**To do**
Retype the lines beneath this one, from the first through the line containing "Chart.register(...registerables);". Pictures are left out.
=== Information supplied ===
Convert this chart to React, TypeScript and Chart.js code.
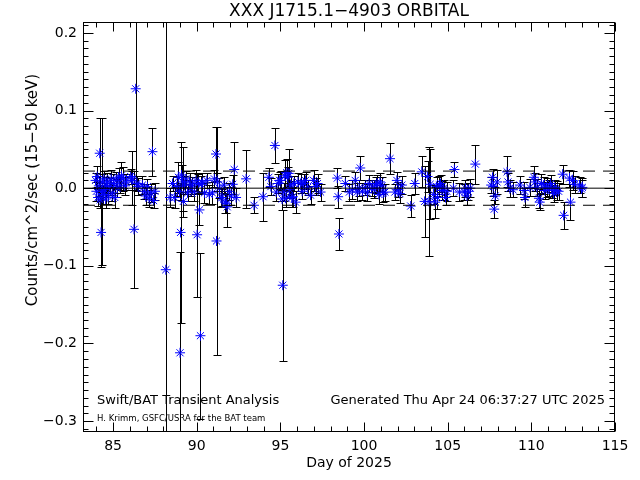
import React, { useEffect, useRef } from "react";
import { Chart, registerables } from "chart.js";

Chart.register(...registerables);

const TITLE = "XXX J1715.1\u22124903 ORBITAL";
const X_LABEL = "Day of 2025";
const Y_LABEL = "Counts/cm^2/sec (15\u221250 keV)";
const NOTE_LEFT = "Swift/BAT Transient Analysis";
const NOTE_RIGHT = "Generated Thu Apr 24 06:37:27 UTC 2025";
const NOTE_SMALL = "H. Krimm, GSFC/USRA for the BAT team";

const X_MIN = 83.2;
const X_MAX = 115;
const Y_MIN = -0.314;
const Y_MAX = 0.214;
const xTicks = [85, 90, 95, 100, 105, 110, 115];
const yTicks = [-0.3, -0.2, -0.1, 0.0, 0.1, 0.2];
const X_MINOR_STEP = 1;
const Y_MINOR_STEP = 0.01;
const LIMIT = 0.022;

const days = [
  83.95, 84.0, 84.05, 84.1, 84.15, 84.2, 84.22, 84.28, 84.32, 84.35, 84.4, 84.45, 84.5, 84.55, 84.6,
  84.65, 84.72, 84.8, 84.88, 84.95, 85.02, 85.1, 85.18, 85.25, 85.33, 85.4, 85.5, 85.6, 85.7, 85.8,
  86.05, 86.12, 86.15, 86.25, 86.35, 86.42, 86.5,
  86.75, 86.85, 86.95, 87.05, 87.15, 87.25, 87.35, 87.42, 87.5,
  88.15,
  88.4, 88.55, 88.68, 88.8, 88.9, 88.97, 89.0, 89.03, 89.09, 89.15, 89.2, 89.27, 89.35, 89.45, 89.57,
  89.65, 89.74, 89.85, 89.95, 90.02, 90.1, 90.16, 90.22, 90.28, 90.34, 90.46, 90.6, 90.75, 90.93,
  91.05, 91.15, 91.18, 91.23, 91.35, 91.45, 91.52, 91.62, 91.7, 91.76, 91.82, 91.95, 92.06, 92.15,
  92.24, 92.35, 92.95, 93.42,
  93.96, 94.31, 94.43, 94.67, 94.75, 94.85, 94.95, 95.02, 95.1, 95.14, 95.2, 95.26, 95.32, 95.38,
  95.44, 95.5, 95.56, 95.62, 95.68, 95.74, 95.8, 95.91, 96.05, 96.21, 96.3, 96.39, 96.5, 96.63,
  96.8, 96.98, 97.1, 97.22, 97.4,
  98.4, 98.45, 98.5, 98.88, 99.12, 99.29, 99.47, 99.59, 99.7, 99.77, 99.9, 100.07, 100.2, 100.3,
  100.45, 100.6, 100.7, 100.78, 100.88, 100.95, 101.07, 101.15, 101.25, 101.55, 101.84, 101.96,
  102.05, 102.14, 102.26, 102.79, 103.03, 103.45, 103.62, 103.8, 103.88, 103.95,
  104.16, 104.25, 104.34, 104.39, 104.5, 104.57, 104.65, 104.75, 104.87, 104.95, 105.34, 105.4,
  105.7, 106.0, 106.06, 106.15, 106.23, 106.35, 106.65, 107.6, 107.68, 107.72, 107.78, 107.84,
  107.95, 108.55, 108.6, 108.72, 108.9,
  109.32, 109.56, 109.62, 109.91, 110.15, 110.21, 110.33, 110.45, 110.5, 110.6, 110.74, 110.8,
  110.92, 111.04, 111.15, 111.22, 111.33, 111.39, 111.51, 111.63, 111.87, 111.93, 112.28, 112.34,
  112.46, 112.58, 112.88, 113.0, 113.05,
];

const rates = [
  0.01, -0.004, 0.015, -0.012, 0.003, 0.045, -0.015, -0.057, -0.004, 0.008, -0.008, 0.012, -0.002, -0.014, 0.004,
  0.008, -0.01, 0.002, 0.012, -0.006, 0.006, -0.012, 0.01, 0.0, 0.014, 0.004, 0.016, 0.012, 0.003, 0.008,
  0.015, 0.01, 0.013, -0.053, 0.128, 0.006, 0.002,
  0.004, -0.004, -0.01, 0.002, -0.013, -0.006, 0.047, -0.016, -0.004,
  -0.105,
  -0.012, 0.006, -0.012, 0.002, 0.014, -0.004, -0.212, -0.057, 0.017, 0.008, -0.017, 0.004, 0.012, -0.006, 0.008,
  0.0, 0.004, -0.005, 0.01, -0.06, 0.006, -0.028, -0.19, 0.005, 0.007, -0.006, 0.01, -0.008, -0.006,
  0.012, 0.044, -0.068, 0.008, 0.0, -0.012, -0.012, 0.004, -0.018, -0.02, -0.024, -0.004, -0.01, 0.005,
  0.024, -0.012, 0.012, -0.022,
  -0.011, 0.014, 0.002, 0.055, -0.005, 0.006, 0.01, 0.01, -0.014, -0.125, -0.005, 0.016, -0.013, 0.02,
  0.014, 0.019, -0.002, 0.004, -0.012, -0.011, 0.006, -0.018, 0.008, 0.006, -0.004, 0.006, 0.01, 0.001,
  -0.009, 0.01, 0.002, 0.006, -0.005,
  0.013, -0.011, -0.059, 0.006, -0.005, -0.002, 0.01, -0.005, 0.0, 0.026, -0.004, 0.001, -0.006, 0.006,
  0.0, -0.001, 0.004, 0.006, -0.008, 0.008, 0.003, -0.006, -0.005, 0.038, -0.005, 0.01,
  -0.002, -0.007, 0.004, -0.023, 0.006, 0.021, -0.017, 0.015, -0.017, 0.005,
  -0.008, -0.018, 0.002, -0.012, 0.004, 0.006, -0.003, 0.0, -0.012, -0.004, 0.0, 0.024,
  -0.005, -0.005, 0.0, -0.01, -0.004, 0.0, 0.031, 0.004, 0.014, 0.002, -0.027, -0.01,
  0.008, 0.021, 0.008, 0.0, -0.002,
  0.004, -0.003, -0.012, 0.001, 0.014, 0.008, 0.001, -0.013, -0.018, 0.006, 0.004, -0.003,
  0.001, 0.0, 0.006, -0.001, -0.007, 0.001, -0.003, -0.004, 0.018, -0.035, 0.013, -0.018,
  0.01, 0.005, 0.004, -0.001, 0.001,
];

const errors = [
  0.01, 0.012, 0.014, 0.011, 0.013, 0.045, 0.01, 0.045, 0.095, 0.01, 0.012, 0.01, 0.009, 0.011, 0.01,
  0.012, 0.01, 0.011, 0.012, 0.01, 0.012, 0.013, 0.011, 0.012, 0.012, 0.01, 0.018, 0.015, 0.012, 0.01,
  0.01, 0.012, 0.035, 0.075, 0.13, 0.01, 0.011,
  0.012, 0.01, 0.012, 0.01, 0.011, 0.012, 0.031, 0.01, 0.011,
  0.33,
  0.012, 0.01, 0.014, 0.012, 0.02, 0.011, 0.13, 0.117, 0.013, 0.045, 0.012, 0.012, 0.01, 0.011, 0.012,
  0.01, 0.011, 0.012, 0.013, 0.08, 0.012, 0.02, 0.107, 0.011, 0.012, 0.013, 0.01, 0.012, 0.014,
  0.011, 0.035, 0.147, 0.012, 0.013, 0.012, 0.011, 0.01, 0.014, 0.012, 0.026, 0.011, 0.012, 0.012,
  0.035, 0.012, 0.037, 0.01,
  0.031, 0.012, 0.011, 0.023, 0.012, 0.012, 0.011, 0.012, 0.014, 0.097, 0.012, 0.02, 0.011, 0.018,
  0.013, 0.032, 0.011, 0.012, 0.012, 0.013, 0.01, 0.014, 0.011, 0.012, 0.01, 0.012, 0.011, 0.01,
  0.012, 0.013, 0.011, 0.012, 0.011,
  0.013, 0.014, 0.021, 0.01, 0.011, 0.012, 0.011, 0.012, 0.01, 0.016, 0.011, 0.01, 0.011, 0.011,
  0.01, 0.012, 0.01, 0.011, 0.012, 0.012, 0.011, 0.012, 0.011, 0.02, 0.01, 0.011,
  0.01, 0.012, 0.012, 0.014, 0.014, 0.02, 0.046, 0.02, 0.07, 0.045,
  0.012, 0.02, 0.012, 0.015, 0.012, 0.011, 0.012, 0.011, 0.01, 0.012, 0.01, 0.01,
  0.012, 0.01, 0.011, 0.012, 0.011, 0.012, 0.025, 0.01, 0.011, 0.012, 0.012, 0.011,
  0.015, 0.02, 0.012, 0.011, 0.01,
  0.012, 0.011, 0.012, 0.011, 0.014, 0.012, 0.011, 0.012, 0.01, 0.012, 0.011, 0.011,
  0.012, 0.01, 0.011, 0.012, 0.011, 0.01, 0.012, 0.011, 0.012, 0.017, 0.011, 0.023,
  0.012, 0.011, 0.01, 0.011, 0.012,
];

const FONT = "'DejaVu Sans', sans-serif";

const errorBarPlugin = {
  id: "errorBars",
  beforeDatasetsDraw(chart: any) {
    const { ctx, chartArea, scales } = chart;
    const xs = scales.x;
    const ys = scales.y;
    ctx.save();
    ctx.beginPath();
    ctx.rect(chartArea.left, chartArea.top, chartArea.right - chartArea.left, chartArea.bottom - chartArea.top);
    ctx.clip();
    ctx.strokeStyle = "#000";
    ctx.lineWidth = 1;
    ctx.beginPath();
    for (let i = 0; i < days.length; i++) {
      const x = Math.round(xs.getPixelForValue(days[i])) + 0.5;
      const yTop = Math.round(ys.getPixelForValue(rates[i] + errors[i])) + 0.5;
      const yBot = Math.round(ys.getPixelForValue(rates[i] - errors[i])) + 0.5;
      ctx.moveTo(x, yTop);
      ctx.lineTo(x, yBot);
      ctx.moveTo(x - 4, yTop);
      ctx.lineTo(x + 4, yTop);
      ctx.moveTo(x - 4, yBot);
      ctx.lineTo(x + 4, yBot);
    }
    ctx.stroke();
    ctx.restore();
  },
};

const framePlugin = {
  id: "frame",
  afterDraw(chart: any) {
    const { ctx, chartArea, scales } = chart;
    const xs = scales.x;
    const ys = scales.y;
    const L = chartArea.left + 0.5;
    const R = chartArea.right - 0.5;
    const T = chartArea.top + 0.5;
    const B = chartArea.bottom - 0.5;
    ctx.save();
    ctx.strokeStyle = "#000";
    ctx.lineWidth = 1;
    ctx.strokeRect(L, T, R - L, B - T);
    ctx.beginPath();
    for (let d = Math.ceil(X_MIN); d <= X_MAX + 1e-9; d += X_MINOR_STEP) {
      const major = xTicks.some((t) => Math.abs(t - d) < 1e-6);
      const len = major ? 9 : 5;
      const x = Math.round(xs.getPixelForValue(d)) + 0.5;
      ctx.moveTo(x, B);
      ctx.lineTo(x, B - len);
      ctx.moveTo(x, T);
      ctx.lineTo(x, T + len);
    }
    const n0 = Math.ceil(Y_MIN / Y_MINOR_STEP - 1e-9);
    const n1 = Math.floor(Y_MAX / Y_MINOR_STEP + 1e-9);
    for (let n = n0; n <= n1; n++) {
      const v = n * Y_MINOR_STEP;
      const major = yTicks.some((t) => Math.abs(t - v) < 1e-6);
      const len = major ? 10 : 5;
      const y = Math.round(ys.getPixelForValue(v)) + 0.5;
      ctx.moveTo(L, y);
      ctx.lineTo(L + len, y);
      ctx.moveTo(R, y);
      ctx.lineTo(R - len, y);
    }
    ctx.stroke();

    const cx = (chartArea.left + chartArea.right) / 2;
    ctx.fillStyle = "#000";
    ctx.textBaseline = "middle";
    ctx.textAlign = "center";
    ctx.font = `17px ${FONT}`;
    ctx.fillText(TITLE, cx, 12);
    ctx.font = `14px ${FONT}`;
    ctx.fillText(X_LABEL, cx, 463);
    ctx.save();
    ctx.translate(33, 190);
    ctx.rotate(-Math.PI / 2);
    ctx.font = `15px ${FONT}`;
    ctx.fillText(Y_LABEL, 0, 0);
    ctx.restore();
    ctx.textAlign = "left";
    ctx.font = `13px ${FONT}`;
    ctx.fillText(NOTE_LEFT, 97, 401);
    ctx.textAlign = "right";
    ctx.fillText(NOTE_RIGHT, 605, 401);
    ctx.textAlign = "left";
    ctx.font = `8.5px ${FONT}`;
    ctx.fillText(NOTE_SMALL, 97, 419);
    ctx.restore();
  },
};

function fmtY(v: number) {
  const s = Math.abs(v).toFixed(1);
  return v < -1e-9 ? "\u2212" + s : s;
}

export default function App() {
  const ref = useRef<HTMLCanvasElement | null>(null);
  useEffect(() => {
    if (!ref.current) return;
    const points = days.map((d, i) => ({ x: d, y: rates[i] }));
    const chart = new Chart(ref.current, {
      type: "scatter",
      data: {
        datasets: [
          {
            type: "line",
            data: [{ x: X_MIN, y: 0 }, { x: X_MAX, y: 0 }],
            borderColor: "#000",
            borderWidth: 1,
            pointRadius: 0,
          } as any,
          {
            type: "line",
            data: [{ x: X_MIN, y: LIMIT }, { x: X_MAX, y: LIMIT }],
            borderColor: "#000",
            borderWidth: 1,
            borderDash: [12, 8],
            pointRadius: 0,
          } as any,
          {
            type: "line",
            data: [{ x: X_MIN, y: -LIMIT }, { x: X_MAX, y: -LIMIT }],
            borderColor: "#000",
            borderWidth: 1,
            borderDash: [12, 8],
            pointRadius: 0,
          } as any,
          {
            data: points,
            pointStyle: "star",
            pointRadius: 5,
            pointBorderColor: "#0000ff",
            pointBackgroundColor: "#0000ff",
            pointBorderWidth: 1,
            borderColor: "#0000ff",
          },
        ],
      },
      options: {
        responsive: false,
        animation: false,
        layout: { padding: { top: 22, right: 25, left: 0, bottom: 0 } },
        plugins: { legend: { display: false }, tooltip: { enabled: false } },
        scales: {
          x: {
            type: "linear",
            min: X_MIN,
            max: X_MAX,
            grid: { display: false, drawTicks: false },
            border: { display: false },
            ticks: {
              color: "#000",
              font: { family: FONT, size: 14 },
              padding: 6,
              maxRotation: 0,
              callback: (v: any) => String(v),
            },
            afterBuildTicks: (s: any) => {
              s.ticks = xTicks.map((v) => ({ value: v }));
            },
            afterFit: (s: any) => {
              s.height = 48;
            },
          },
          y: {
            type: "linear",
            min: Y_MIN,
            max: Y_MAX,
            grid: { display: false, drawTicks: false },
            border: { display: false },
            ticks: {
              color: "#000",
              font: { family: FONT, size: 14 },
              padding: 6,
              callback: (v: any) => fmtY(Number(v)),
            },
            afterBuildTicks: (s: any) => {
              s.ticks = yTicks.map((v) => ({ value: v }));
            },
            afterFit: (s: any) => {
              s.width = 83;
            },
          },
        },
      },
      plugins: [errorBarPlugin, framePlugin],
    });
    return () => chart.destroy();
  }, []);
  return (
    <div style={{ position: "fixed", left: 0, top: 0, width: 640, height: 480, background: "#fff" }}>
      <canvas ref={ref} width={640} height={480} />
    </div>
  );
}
===
**Written response**
Convert this chart to React, TypeScript and Chart.js code.
import React, { useEffect, useRef } from "react";
import { Chart, registerables } from "chart.js";

Chart.register(...registerables);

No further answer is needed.